WRITTEN EXERCISE >> Your answer should consist only of the lines below from the one with "Generate a component" through the one with "scalePoint, axisTop, axisBottom", copied exactly.

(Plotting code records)
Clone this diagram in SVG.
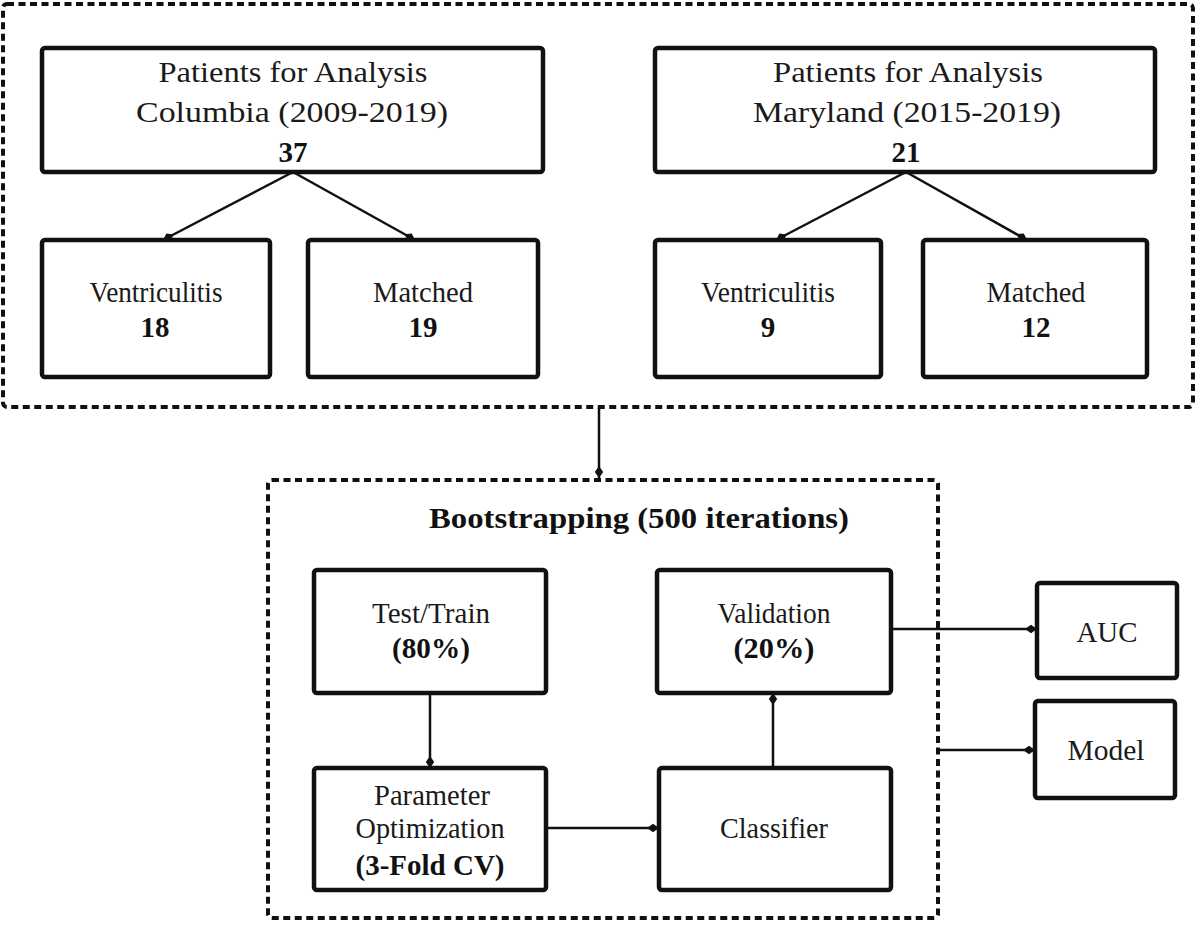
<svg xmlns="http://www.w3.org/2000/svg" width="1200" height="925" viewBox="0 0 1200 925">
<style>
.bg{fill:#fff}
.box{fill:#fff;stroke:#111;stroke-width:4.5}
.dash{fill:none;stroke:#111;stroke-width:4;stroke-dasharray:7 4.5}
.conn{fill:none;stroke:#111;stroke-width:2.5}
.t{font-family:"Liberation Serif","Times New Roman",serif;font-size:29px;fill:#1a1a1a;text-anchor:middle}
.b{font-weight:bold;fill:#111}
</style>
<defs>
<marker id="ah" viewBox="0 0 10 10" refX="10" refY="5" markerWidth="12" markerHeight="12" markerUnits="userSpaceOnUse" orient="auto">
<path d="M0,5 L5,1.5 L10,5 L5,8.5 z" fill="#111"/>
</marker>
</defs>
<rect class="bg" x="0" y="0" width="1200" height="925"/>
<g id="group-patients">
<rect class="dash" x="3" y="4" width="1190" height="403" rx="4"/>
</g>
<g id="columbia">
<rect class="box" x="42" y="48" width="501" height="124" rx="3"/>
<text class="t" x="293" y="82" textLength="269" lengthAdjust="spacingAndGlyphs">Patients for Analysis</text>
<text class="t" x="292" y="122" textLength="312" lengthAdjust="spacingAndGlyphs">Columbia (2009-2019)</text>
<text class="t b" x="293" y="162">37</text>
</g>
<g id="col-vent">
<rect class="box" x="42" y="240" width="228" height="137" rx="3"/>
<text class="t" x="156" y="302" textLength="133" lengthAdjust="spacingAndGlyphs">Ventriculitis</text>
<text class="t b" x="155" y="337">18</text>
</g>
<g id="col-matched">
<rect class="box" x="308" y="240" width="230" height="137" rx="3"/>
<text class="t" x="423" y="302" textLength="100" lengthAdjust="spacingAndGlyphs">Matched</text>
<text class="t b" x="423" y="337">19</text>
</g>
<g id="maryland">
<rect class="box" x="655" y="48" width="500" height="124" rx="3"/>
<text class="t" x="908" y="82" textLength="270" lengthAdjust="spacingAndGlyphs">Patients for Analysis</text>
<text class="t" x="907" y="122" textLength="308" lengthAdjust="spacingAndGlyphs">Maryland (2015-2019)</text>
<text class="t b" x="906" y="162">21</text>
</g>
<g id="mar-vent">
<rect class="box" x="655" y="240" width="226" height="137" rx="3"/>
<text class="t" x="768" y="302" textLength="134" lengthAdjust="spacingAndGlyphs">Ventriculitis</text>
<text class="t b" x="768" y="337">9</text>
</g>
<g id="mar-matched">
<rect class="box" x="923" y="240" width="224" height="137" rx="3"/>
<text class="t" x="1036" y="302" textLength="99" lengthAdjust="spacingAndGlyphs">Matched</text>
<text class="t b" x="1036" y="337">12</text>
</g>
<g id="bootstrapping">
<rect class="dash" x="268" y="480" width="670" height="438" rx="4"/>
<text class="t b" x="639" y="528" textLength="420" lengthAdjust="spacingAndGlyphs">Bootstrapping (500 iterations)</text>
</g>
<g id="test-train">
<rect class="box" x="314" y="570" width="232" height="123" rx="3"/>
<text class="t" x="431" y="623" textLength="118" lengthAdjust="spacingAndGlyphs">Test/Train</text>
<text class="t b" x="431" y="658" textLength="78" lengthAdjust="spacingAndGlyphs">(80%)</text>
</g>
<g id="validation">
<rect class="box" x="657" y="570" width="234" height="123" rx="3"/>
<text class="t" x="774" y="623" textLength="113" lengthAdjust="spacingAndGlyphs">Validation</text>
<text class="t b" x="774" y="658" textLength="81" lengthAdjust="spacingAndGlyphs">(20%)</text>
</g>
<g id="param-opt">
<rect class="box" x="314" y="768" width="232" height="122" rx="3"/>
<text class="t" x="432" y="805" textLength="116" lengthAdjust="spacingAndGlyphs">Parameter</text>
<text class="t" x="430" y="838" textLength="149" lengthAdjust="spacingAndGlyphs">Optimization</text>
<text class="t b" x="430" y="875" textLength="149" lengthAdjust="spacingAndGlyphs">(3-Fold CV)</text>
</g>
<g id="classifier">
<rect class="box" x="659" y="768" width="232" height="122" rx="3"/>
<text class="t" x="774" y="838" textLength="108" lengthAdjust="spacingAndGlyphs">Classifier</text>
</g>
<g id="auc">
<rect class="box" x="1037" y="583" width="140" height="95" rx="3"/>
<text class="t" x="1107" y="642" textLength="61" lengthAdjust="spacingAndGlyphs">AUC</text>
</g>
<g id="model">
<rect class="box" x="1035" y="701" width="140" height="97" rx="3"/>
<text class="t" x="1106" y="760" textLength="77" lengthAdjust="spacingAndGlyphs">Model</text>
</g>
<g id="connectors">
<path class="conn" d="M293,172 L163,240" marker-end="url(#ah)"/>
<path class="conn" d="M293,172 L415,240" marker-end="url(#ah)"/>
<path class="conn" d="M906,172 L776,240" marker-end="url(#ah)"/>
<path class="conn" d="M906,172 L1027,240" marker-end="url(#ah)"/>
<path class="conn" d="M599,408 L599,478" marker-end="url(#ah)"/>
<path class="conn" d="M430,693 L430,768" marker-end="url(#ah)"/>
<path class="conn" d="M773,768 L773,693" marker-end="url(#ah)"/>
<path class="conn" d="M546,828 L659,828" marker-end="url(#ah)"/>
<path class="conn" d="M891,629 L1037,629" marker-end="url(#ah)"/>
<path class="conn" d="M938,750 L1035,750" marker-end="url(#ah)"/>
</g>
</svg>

...

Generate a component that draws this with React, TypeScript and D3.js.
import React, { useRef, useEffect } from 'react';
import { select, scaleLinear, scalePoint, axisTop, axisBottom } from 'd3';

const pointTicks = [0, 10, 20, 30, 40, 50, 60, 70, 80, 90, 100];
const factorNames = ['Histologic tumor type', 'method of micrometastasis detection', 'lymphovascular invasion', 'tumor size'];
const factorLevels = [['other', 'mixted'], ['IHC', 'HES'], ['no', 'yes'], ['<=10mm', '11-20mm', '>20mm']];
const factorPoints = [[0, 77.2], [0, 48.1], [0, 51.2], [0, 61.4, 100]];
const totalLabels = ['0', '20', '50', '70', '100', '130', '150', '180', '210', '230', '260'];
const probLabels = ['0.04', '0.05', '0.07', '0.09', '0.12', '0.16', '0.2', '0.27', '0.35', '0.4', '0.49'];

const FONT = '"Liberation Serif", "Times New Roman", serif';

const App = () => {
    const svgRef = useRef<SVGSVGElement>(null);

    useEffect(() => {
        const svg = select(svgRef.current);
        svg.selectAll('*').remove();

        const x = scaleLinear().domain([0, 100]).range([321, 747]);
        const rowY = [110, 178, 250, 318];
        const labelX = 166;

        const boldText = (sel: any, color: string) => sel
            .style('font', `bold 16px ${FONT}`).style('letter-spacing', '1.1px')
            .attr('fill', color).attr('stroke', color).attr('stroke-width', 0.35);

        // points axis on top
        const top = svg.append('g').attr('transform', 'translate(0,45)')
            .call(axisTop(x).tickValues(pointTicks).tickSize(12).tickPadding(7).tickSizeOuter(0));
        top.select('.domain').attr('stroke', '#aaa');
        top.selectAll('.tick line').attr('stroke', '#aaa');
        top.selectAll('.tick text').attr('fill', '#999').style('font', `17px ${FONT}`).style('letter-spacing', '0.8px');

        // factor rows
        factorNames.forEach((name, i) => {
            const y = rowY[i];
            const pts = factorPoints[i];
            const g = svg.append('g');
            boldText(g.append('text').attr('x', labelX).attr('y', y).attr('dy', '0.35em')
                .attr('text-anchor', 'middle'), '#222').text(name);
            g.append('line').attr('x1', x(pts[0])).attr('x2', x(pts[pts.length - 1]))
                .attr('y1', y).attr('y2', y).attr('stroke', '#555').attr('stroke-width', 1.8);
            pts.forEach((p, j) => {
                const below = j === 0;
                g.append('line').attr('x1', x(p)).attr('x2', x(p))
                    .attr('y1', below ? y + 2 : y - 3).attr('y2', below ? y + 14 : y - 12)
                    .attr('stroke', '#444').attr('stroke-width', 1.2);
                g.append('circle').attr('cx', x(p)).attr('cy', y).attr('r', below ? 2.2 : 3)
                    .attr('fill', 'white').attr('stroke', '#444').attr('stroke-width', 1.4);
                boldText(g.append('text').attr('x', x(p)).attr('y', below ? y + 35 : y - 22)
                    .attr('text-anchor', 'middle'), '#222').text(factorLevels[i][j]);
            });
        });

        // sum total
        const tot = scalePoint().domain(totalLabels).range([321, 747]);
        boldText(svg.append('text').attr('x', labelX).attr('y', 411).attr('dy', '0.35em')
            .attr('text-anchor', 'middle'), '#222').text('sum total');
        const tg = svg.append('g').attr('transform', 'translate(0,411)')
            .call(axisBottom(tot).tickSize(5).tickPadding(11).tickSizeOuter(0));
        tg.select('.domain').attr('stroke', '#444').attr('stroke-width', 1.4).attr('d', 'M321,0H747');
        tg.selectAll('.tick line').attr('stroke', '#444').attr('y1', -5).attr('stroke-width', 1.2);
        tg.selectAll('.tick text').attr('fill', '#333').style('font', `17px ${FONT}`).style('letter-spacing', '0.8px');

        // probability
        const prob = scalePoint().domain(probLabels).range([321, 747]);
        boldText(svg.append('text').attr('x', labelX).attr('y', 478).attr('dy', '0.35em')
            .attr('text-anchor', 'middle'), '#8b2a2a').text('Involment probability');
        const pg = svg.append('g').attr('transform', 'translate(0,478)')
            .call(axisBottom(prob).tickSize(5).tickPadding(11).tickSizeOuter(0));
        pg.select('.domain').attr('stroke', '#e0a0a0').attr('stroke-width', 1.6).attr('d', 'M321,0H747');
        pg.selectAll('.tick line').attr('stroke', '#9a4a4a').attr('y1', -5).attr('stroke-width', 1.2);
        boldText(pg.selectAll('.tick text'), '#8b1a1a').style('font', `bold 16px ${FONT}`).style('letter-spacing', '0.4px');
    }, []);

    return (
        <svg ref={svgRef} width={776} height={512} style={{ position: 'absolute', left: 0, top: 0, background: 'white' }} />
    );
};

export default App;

EXERCISE RESULT >>
Generate a component that draws this with React, TypeScript and D3.js.
import React, { useRef, useEffect } from 'react';
import { select, scaleLinear, scalePoint, axisTop, axisBottom } from 'd3';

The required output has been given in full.